WORK TO DO = Leaving out every picture, copy the lines of the data exactly, from the first through the line containing "# no biopsy".
======== DATA SEGMENT
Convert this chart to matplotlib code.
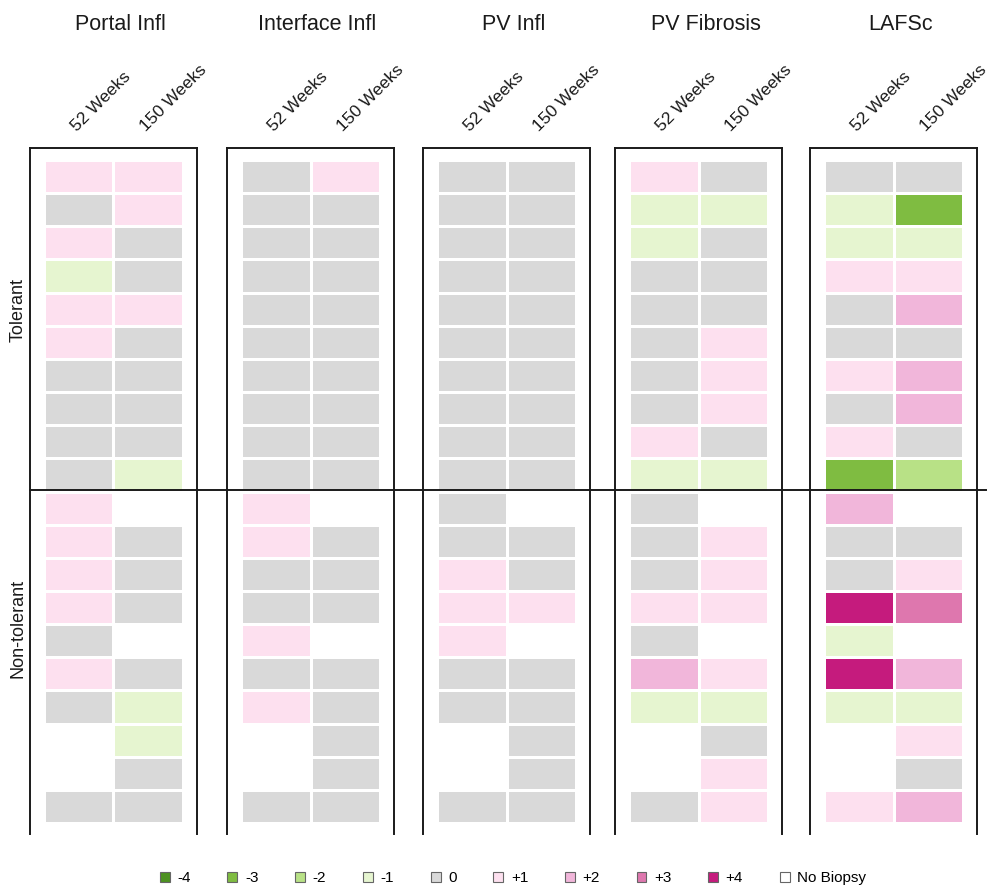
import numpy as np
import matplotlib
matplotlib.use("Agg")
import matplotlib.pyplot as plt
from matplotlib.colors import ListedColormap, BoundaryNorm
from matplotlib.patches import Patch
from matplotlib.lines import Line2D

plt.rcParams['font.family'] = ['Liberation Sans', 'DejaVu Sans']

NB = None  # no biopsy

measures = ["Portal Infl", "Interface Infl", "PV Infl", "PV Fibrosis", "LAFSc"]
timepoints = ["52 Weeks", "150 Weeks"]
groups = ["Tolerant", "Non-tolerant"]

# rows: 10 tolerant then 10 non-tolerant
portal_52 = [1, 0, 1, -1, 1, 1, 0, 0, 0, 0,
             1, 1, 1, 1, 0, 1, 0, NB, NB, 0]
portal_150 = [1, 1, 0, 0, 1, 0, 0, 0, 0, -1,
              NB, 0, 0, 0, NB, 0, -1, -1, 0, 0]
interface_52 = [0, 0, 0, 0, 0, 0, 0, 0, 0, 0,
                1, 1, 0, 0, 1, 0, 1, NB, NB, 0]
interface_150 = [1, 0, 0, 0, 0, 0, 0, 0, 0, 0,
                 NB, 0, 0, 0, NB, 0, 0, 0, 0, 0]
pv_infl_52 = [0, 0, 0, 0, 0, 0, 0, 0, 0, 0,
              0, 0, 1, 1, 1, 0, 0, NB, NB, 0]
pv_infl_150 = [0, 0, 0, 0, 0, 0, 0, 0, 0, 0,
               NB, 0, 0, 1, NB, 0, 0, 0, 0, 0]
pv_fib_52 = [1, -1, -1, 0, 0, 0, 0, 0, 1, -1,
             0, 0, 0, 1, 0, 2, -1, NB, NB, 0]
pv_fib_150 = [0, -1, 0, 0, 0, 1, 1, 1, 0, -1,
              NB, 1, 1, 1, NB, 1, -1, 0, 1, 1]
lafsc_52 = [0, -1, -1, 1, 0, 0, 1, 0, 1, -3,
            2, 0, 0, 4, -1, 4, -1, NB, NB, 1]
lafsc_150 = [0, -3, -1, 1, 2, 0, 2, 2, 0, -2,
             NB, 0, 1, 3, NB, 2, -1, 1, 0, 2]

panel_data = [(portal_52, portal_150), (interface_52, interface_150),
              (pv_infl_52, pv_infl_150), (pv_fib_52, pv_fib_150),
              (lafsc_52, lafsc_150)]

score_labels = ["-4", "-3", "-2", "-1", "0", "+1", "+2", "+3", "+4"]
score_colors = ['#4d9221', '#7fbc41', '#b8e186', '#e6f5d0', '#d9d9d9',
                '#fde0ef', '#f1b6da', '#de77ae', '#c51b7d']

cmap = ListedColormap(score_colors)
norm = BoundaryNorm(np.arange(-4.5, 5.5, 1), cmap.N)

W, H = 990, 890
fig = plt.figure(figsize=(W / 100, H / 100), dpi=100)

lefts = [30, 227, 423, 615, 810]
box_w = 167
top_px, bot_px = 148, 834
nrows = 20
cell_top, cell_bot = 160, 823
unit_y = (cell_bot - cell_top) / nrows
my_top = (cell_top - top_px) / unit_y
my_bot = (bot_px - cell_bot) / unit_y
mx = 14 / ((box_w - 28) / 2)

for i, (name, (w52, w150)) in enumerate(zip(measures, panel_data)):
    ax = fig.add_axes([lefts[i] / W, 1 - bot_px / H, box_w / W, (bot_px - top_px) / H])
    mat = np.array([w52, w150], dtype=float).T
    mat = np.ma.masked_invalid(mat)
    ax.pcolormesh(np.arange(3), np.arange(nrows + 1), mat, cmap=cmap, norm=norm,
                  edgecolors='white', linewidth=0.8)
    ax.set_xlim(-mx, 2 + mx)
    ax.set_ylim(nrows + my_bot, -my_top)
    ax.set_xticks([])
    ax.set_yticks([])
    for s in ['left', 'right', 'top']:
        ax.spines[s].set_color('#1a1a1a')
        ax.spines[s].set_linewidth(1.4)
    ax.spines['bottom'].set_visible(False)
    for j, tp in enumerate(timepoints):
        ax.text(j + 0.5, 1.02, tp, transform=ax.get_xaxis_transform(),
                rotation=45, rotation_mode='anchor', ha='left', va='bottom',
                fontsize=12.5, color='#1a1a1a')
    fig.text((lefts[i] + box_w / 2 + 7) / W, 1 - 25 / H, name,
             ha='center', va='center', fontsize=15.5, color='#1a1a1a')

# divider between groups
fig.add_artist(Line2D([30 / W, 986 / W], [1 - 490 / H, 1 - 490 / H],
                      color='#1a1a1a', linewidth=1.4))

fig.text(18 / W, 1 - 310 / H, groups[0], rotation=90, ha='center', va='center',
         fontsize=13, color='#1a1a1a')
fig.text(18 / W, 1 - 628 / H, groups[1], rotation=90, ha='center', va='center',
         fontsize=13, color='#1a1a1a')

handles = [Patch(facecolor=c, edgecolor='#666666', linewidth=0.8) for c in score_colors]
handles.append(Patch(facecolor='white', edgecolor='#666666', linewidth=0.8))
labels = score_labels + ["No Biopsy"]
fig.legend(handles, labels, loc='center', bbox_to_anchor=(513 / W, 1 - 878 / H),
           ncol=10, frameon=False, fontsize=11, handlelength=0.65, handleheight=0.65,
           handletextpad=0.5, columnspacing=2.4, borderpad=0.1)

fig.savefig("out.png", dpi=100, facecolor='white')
================
SOLUTION TO THIS PROBLEM =
Convert this chart to matplotlib code.
import numpy as np
import matplotlib
matplotlib.use("Agg")
import matplotlib.pyplot as plt
from matplotlib.colors import ListedColormap, BoundaryNorm
from matplotlib.patches import Patch
from matplotlib.lines import Line2D

plt.rcParams['font.family'] = ['Liberation Sans', 'DejaVu Sans']

NB = None  # no biopsy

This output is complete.